- [Aim]: Without including the pictures, copy out every line below.

- [Source excerpt]:
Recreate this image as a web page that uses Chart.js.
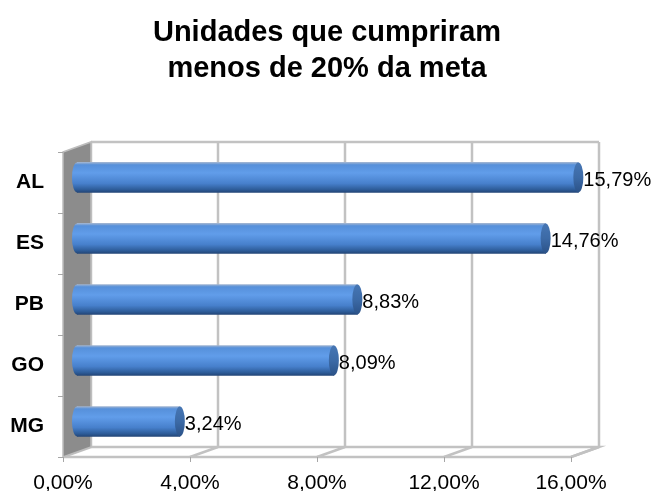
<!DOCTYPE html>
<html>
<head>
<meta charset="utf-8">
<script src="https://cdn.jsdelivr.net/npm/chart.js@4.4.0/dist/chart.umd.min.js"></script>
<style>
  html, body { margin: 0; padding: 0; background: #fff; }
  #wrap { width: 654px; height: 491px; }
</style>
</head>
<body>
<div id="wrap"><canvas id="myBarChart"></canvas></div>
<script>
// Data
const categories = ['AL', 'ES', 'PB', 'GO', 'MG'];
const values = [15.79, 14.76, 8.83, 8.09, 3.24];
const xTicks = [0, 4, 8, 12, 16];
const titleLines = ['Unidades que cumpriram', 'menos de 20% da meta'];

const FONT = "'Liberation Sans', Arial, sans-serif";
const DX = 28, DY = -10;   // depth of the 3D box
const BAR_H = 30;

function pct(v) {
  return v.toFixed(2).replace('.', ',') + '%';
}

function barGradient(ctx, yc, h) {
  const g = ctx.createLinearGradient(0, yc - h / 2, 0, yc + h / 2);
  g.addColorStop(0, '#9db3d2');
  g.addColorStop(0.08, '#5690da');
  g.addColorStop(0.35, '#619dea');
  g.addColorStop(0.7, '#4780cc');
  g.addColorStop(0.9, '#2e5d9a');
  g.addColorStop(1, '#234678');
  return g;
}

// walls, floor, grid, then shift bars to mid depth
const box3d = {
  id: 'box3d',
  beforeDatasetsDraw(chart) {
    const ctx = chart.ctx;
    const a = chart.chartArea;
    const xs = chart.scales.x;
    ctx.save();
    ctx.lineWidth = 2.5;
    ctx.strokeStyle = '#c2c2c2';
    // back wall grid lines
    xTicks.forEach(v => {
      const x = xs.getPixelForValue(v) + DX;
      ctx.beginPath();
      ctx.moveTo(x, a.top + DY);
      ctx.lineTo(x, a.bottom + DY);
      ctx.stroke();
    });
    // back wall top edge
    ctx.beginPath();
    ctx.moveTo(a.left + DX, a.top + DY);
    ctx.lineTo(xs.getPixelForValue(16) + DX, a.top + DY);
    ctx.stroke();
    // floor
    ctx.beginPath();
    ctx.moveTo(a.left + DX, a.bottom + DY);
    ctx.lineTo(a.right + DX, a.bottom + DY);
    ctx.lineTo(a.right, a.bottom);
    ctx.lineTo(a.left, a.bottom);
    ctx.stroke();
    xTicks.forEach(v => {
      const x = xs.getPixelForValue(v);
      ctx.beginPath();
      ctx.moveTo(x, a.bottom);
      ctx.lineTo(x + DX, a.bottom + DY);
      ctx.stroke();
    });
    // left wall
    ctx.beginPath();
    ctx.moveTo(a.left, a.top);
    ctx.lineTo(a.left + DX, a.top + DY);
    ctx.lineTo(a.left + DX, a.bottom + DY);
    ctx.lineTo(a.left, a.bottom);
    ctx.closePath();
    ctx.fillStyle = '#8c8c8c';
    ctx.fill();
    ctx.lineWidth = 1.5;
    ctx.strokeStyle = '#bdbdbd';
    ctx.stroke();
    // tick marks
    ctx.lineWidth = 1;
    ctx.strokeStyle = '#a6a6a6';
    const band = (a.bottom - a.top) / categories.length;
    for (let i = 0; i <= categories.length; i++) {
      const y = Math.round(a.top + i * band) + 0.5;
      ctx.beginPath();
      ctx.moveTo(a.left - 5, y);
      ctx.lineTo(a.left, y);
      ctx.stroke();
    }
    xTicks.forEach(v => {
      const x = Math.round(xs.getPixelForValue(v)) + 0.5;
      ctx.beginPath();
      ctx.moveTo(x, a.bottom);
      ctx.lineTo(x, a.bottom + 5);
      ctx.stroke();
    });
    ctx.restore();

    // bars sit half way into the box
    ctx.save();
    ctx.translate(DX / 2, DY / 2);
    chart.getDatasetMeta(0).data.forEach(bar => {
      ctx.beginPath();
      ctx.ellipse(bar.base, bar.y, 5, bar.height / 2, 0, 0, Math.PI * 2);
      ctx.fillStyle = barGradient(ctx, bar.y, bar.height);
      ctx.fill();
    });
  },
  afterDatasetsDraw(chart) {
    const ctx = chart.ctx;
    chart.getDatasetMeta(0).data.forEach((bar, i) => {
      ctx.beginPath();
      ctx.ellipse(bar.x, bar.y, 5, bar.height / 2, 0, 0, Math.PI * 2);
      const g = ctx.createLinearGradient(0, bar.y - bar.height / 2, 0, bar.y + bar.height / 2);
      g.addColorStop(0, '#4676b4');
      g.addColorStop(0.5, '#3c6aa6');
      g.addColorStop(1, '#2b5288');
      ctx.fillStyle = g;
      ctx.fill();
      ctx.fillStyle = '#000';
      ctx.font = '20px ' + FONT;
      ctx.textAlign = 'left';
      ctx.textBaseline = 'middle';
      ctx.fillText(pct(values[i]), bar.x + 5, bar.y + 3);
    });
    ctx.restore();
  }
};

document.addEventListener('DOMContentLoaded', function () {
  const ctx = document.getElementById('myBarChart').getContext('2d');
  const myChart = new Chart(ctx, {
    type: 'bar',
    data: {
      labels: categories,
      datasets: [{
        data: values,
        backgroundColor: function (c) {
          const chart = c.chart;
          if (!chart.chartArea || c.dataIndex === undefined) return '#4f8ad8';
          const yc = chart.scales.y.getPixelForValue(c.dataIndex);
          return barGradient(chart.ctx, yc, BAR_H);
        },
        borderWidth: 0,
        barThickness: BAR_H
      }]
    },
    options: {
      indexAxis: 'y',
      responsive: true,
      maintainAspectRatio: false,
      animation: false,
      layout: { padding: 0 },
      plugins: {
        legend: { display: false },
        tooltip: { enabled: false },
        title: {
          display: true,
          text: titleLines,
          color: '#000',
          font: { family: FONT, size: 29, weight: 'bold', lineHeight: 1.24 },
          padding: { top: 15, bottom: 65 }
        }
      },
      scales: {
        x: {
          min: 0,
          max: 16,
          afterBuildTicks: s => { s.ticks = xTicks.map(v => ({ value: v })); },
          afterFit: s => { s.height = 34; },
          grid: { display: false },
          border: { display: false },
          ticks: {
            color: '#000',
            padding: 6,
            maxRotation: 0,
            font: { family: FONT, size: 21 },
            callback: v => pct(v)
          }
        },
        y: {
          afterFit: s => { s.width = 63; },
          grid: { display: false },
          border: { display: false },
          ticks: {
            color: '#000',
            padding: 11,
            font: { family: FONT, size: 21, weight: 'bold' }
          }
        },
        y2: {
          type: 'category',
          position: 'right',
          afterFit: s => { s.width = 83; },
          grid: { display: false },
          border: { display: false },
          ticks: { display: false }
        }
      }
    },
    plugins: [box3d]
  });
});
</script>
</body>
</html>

- [Solution to the problem]:
Recreate this image as a web page that uses Chart.js.
<!DOCTYPE html>
<html>
<head>
<meta charset="utf-8">
<script src="https://cdn.jsdelivr.net/npm/chart.js@4.4.0/dist/chart.umd.min.js"></script>
<style>
  html, body { margin: 0; padding: 0; background: #fff; }
  #wrap { width: 654px; height: 491px; }
</style>
</head>
<body>
<div id="wrap"><canvas id="myBarChart"></canvas></div>
<script>
// Data
const categories = ['AL', 'ES', 'PB', 'GO', 'MG'];
const values = [15.79, 14.76, 8.83, 8.09, 3.24];
const xTicks = [0, 4, 8, 12, 16];
const titleLines = ['Unidades que cumpriram', 'menos de 20% da meta'];

const FONT = "'Liberation Sans', Arial, sans-serif";
const DX = 28, DY = -10;   // depth of the 3D box
const BAR_H = 30;

function pct(v) {
  return v.toFixed(2).replace('.', ',') + '%';
}

function barGradient(ctx, yc, h) {
  const g = ctx.createLinearGradient(0, yc - h / 2, 0, yc + h / 2);
  g.addColorStop(0, '#9db3d2');
  g.addColorStop(0.08, '#5690da');
  g.addColorStop(0.35, '#619dea');
  g.addColorStop(0.7, '#4780cc');
  g.addColorStop(0.9, '#2e5d9a');
  g.addColorStop(1, '#234678');
  return g;
}

// walls, floor, grid, then shift bars to mid depth
const box3d = {
  id: 'box3d',
  beforeDatasetsDraw(chart) {
    const ctx = chart.ctx;
    const a = chart.chartArea;
    const xs = chart.scales.x;
    ctx.save();
    ctx.lineWidth = 2.5;
    ctx.strokeStyle = '#c2c2c2';
    // back wall grid lines
    xTicks.forEach(v => {
      const x = xs.getPixelForValue(v) + DX;
      ctx.beginPath();
      ctx.moveTo(x, a.top + DY);
      ctx.lineTo(x, a.bottom + DY);
      ctx.stroke();
    });
    // back wall top edge
    ctx.beginPath();
    ctx.moveTo(a.left + DX, a.top + DY);
    ctx.lineTo(xs.getPixelForValue(16) + DX, a.top + DY);
    ctx.stroke();
    // floor
    ctx.beginPath();
    ctx.moveTo(a.left + DX, a.bottom + DY);
    ctx.lineTo(a.right + DX, a.bottom + DY);
    ctx.lineTo(a.right, a.bottom);
    ctx.lineTo(a.left, a.bottom);
    ctx.stroke();
    xTicks.forEach(v => {
      const x = xs.getPixelForValue(v);
      ctx.beginPath();
      ctx.moveTo(x, a.bottom);
      ctx.lineTo(x + DX, a.bottom + DY);
      ctx.stroke();
    });
    // left wall
    ctx.beginPath();
    ctx.moveTo(a.left, a.top);
    ctx.lineTo(a.left + DX, a.top + DY);
    ctx.lineTo(a.left + DX, a.bottom + DY);
    ctx.lineTo(a.left, a.bottom);
    ctx.closePath();
    ctx.fillStyle = '#8c8c8c';
    ctx.fill();
    ctx.lineWidth = 1.5;
    ctx.strokeStyle = '#bdbdbd';
    ctx.stroke();
    // tick marks
    ctx.lineWidth = 1;
    ctx.strokeStyle = '#a6a6a6';
    const band = (a.bottom - a.top) / categories.length;
    for (let i = 0; i <= categories.length; i++) {
      const y = Math.round(a.top + i * band) + 0.5;
      ctx.beginPath();
      ctx.moveTo(a.left - 5, y);
      ctx.lineTo(a.left, y);
      ctx.stroke();
    }
    xTicks.forEach(v => {
      const x = Math.round(xs.getPixelForValue(v)) + 0.5;
      ctx.beginPath();
      ctx.moveTo(x, a.bottom);
      ctx.lineTo(x, a.bottom + 5);
      ctx.stroke();
    });
    ctx.restore();

    // bars sit half way into the box
    ctx.save();
    ctx.translate(DX / 2, DY / 2);
    chart.getDatasetMeta(0).data.forEach(bar => {
      ctx.beginPath();
      ctx.ellipse(bar.base, bar.y, 5, bar.height / 2, 0, 0, Math.PI * 2);
      ctx.fillStyle = barGradient(ctx, bar.y, bar.height);
      ctx.fill();
    });
  },
  afterDatasetsDraw(chart) {
    const ctx = chart.ctx;
    chart.getDatasetMeta(0).data.forEach((bar, i) => {
      ctx.beginPath();
      ctx.ellipse(bar.x, bar.y, 5, bar.height / 2, 0, 0, Math.PI * 2);
      const g = ctx.createLinearGradient(0, bar.y - bar.height / 2, 0, bar.y + bar.height / 2);
      g.addColorStop(0, '#4676b4');
      g.addColorStop(0.5, '#3c6aa6');
      g.addColorStop(1, '#2b5288');
      ctx.fillStyle = g;
      ctx.fill();
      ctx.fillStyle = '#000';
      ctx.font = '20px ' + FONT;
      ctx.textAlign = 'left';
      ctx.textBaseline = 'middle';
      ctx.fillText(pct(values[i]), bar.x + 5, bar.y + 3);
    });
    ctx.restore();
  }
};

document.addEventListener('DOMContentLoaded', function () {
  const ctx = document.getElementById('myBarChart').getContext('2d');
  const myChart = new Chart(ctx, {
    type: 'bar',
    data: {
      labels: categories,
      datasets: [{
        data: values,
        backgroundColor: function (c) {
          const chart = c.chart;
          if (!chart.chartArea || c.dataIndex === undefined) return '#4f8ad8';
          const yc = chart.scales.y.getPixelForValue(c.dataIndex);
          return barGradient(chart.ctx, yc, BAR_H);
        },
        borderWidth: 0,
        barThickness: BAR_H
      }]
    },
    options: {
      indexAxis: 'y',
      responsive: true,
      maintainAspectRatio: false,
      animation: false,
      layout: { padding: 0 },
      plugins: {
        legend: { display: false },
        tooltip: { enabled: false },
        title: {
          display: true,
          text: titleLines,
          color: '#000',
          font: { family: FONT, size: 29, weight: 'bold', lineHeight: 1.24 },
          padding: { top: 15, bottom: 65 }
        }
      },
      scales: {
        x: {
          min: 0,
          max: 16,
          afterBuildTicks: s => { s.ticks = xTicks.map(v => ({ value: v })); },
          afterFit: s => { s.height = 34; },
          grid: { display: false },
          border: { display: false },
          ticks: {
            color: '#000',
            padding: 6,
            maxRotation: 0,
            font: { family: FONT, size: 21 },
            callback: v => pct(v)
          }
        },
        y: {
          afterFit: s => { s.width = 63; },
          grid: { display: false },
          border: { display: false },
          ticks: {
            color: '#000',
            padding: 11,
            font: { family: FONT, size: 21, weight: 'bold' }
          }
        },
        y2: {
          type: 'category',
          position: 'right',
          afterFit: s => { s.width = 83; },
          grid: { display: false },
          border: { display: false },
          ticks: { display: false }
        }
      }
    },
    plugins: [box3d]
  });
});
</script>
</body>
</html>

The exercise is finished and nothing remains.